(Data records)

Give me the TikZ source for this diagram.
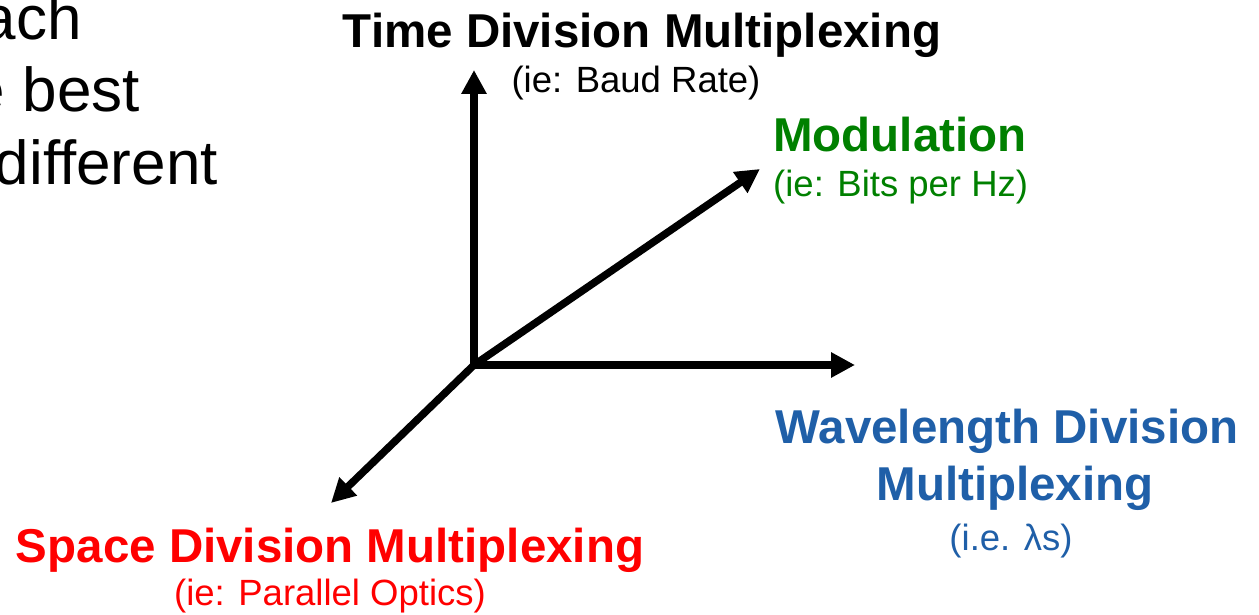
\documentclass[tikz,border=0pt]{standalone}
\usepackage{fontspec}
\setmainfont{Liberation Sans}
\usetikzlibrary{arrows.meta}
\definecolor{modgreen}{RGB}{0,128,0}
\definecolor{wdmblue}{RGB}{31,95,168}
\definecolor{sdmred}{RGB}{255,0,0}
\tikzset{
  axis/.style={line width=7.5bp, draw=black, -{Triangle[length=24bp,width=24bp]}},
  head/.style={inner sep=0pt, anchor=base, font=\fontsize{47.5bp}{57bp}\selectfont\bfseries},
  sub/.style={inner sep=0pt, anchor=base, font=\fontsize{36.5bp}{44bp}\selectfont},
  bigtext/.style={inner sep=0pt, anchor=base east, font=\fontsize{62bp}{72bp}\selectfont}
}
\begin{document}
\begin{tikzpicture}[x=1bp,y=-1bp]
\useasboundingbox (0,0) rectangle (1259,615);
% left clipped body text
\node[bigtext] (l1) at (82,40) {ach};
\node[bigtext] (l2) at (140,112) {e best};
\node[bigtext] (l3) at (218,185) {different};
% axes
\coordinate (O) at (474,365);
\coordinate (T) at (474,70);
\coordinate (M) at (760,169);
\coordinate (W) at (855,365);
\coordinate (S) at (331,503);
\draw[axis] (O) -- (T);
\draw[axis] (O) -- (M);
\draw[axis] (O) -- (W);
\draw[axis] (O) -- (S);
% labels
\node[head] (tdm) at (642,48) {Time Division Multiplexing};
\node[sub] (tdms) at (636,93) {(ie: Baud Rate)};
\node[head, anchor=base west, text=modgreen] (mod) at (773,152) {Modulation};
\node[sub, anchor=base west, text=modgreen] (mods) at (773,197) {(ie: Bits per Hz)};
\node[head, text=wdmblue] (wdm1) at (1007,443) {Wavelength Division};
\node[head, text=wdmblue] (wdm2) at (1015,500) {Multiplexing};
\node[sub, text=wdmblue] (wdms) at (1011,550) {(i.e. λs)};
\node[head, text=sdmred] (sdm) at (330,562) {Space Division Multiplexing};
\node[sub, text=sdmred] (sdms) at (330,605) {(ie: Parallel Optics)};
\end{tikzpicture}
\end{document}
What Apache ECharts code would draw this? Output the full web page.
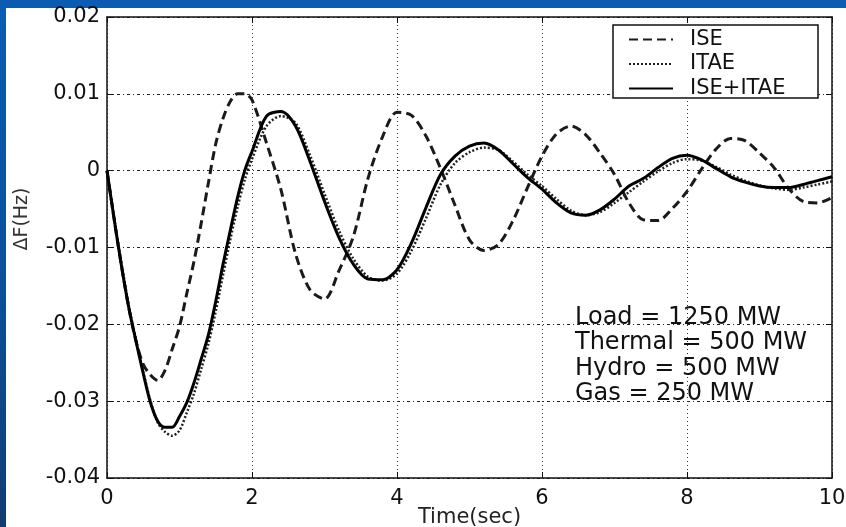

Problem description
Make an exact copy of all entries above, dropping the images.

Answer to the exercise
Give me the TikZ source for this diagram.
\documentclass[tikz,border=0pt]{standalone}
\usepackage{fontspec}
\setmainfont{Liberation Sans}
\usetikzlibrary{arrows.meta}
\definecolor{modgreen}{RGB}{0,128,0}
\definecolor{wdmblue}{RGB}{31,95,168}
\definecolor{sdmred}{RGB}{255,0,0}
\tikzset{
  axis/.style={line width=7.5bp, draw=black, -{Triangle[length=24bp,width=24bp]}},
  head/.style={inner sep=0pt, anchor=base, font=\fontsize{47.5bp}{57bp}\selectfont\bfseries},
  sub/.style={inner sep=0pt, anchor=base, font=\fontsize{36.5bp}{44bp}\selectfont},
  bigtext/.style={inner sep=0pt, anchor=base east, font=\fontsize{62bp}{72bp}\selectfont}
}
\begin{document}
\begin{tikzpicture}[x=1bp,y=-1bp]
\useasboundingbox (0,0) rectangle (1259,615);
% left clipped body text
\node[bigtext] (l1) at (82,40) {ach};
\node[bigtext] (l2) at (140,112) {e best};
\node[bigtext] (l3) at (218,185) {different};
% axes
\coordinate (O) at (474,365);
\coordinate (T) at (474,70);
\coordinate (M) at (760,169);
\coordinate (W) at (855,365);
\coordinate (S) at (331,503);
\draw[axis] (O) -- (T);
\draw[axis] (O) -- (M);
\draw[axis] (O) -- (W);
\draw[axis] (O) -- (S);
% labels
\node[head] (tdm) at (642,48) {Time Division Multiplexing};
\node[sub] (tdms) at (636,93) {(ie: Baud Rate)};
\node[head, anchor=base west, text=modgreen] (mod) at (773,152) {Modulation};
\node[sub, anchor=base west, text=modgreen] (mods) at (773,197) {(ie: Bits per Hz)};
\node[head, text=wdmblue] (wdm1) at (1007,443) {Wavelength Division};
\node[head, text=wdmblue] (wdm2) at (1015,500) {Multiplexing};
\node[sub, text=wdmblue] (wdms) at (1011,550) {(i.e. λs)};
\node[head, text=sdmred] (sdm) at (330,562) {Space Division Multiplexing};
\node[sub, text=sdmred] (sdms) at (330,605) {(ie: Parallel Optics)};
\end{tikzpicture}
\end{document}
What Apache ECharts code would draw this? Output the full web page.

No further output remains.